I recently had a very interesting conversation with the folks at Datameer. Datameer formed in 2009 to provide business users with a way to analyze massive amounts of data. The idea is straightforward: provide a platform to collect and read different kinds of large data stores, put it into a Hadoop framework, and then provide tools for analysis of this data. In other words, hide the complexity of Hadoop and provide analysis tools on top of it. The folks at Datameer believe their solution is particularly useful for data greater than 10 TB, where a company may have hit a cost wall using traditional technologies but where a business user might want to analyze some kind of behavior. So website activity, CRM systems, phone records, POS data might all be candidates for analysis. Datameer provides 164 functions (i.e. group, average, median, etc) for business users with APIs to target more specific requirements.
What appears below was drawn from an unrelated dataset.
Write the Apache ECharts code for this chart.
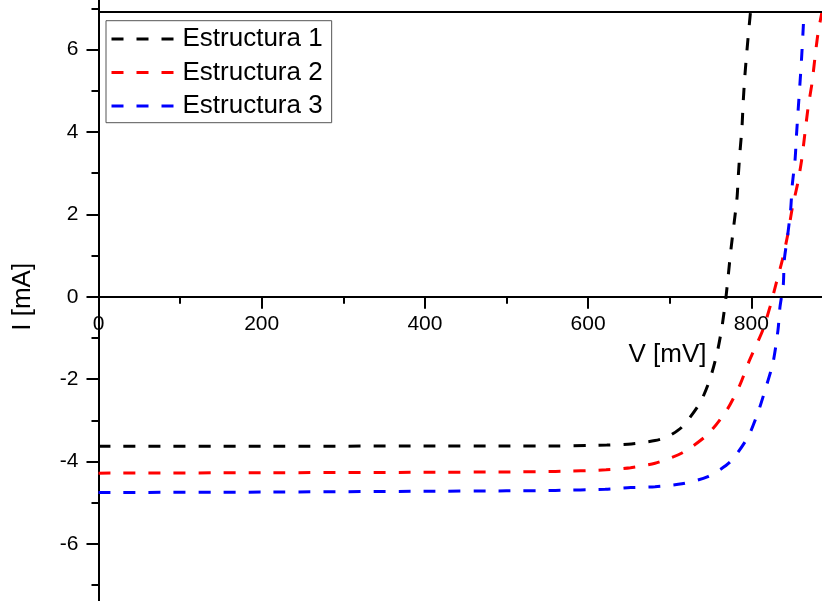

For example, suppose you’re in marketing at a wireless service provider and you offered a “free minutes” promotion. You want to analyze the call detail records of those customers who made use of the program to get a feel for how customers would use cell service if given unlimited minutes. The chart below shows the call detail records from one particular day of the promotion – July 11th. The chart shows the call number (MDN) as well as the time the call started and stopped and the duration of the call in milliseconds. Note that the data appear under the “analytics” tab. The “Data” tab provides tools to read different data sources into Hadoop.
This is just a snapshot – there may be TB of data from that day. So, what about analyzing this data? The chart below illustrates a simple analysis of the longest calls and the phone numbers those calls came from. It also illustrates basic statistics about all of the calls on that day – the average, median, and maximum call duration.
From this brief example, you can start to visualize the kind of analysis that is possible with Datameer.
Note too that since Datameer runs on top of Hadoop, it can deal with unstructured as well as structured data. The company has some solutions in the unstructured realm (such as basic analysis of twitter feeds), and is working to provide more sophisticated tools. Datameer offers its software either on either a SaaS license or on premises.
In the Cloud?
Not surprisingly, early adopters of the technology are using it in a private cloud model. This makes sense since some companies often want to keep control of their own data. Some of these companies already have Hadoop clusters in place and are looking for analytics capabilities for business use. Others are dealing with big data, but have not yet adopted Hadoop. They are looking at a complete “big data BI” type solution.
So, will there come a day when business users can analyze massive amounts of data without having to drag IT entirely into the picture? Utilizing BI adoption as a model, the folks from Datameer hope so. I’m interested in any thoughts readers might have on this topic!